Are these tools free?

Most offer a free tier with meaningful features. CapCut is largely free. Runway, Opus Clip, Descript, InVideo, and Pictory all offer free trials or limited free plans, with paid tiers unlocking higher limits and advanced features.

How many Reels should I be posting per week?

Most creators who are growing actively post between three and seven Reels per week. The tools in this guide are specifically useful here — they make that posting frequency achievable without burning out or spending all day editing.

Do I need to be on camera for these tools to work?

No. Opus Clip, InVideo, Pictory, and CapCut’s script-to-video feature all produce Reels without requiring footage of you. Faceless content performs well in many niches — finance, productivity, travel, education, and more.

Which tool is best for repurposing podcast content into Reels?

Opus Clip is the strongest option for this. It identifies the most engaging moments from long audio or video recordings and cuts them into Reel-ready clips with captions and formatting. Descript is a strong second choice, particularly if you want more manual control over the editing.


Conclsion

The gap between creators who are growing and those who aren’t in 2026 often comes down to consistency and production efficiency. The best content ideas don’t help if they’re sitting in a notes app because editing feels too time-consuming.

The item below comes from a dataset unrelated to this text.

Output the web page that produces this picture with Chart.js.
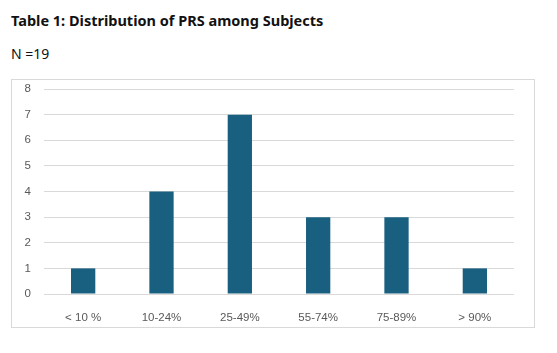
<!DOCTYPE html>
<html>
<head>
<meta charset="utf-8">
<script src="https://cdn.jsdelivr.net/npm/chart.js@4"></script>
<style>
  body { margin:0; background:#fff; width:557px; height:353px; position:relative; font-family:"Noto Sans", sans-serif; }
  #title { position:absolute; left:11px; top:10px; font-size:14.5px; font-weight:bold; color:#111; white-space:nowrap; }
  #sub { position:absolute; left:11px; top:44px; font-size:14px; color:#111; }
  #box { position:absolute; left:11px; top:79px; width:522px; height:247px; border:1px solid #d9d9d9; }
  #box canvas { display:block; }
</style>
</head>
<body>
<div id="title">Table 1: Distribution of PRS among Subjects</div>
<div id="sub">N =19</div>
<div id="box"><canvas id="c" width="522" height="247"></canvas></div>
<script>
const categories = ["< 10 %", "10-24%", "25-49%", "55-74%", "75-89%", "> 90%"];
const counts = [1, 4, 7, 3, 3, 1];
const yTicks = [0, 1, 2, 3, 4, 5, 6, 7, 8];

const ctx = document.getElementById('c').getContext('2d');
new Chart(ctx, {
  type: 'bar',
  data: {
    labels: categories,
    datasets: [{
      data: counts,
      backgroundColor: '#185f80',
      barPercentage: 0.31,
      categoryPercentage: 1
    }]
  },
  options: {
    responsive: false,
    animation: false,
    layout: { padding: { top: 0, right: 20, bottom: 0, left: 0 } },
    plugins: { legend: { display: false }, tooltip: { enabled: false } },
    scales: {
      x: {
        grid: { display: false },
        border: { display: false },
        ticks: { color: '#595959', font: { family: 'Liberation Sans', size: 11.5 }, padding: 9, maxRotation: 0 },
        afterFit: s => { s.height = 33; }
      },
      y: {
        min: 0, max: yTicks[yTicks.length - 1],
        afterBuildTicks: s => { s.ticks = yTicks.map(v => ({ value: v })); },
        grid: { color: '#d9d9d9', drawTicks: false },
        border: { display: false },
        ticks: { color: '#595959', font: { family: 'Liberation Sans', size: 11.5 }, padding: 13 },
        afterFit: s => { s.width = 32; s.paddingTop = 9; s.paddingBottom = 0; }
      }
    }
  }
});
</script>
</body>
</html>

The tools in this guide reduce that friction. CapCut handles volume and speed. Runway handles quality. Opus Clip handles repurposing. Descript handles speech-heavy editing. InVideo and Pictory handle business and marketing content. Each one solves a specific problem well.

Pick the one that fits your workflow, spend a week getting familiar with it, and focus your energy on the part that actually drives growth: creating content your audience genuinely wants to watch.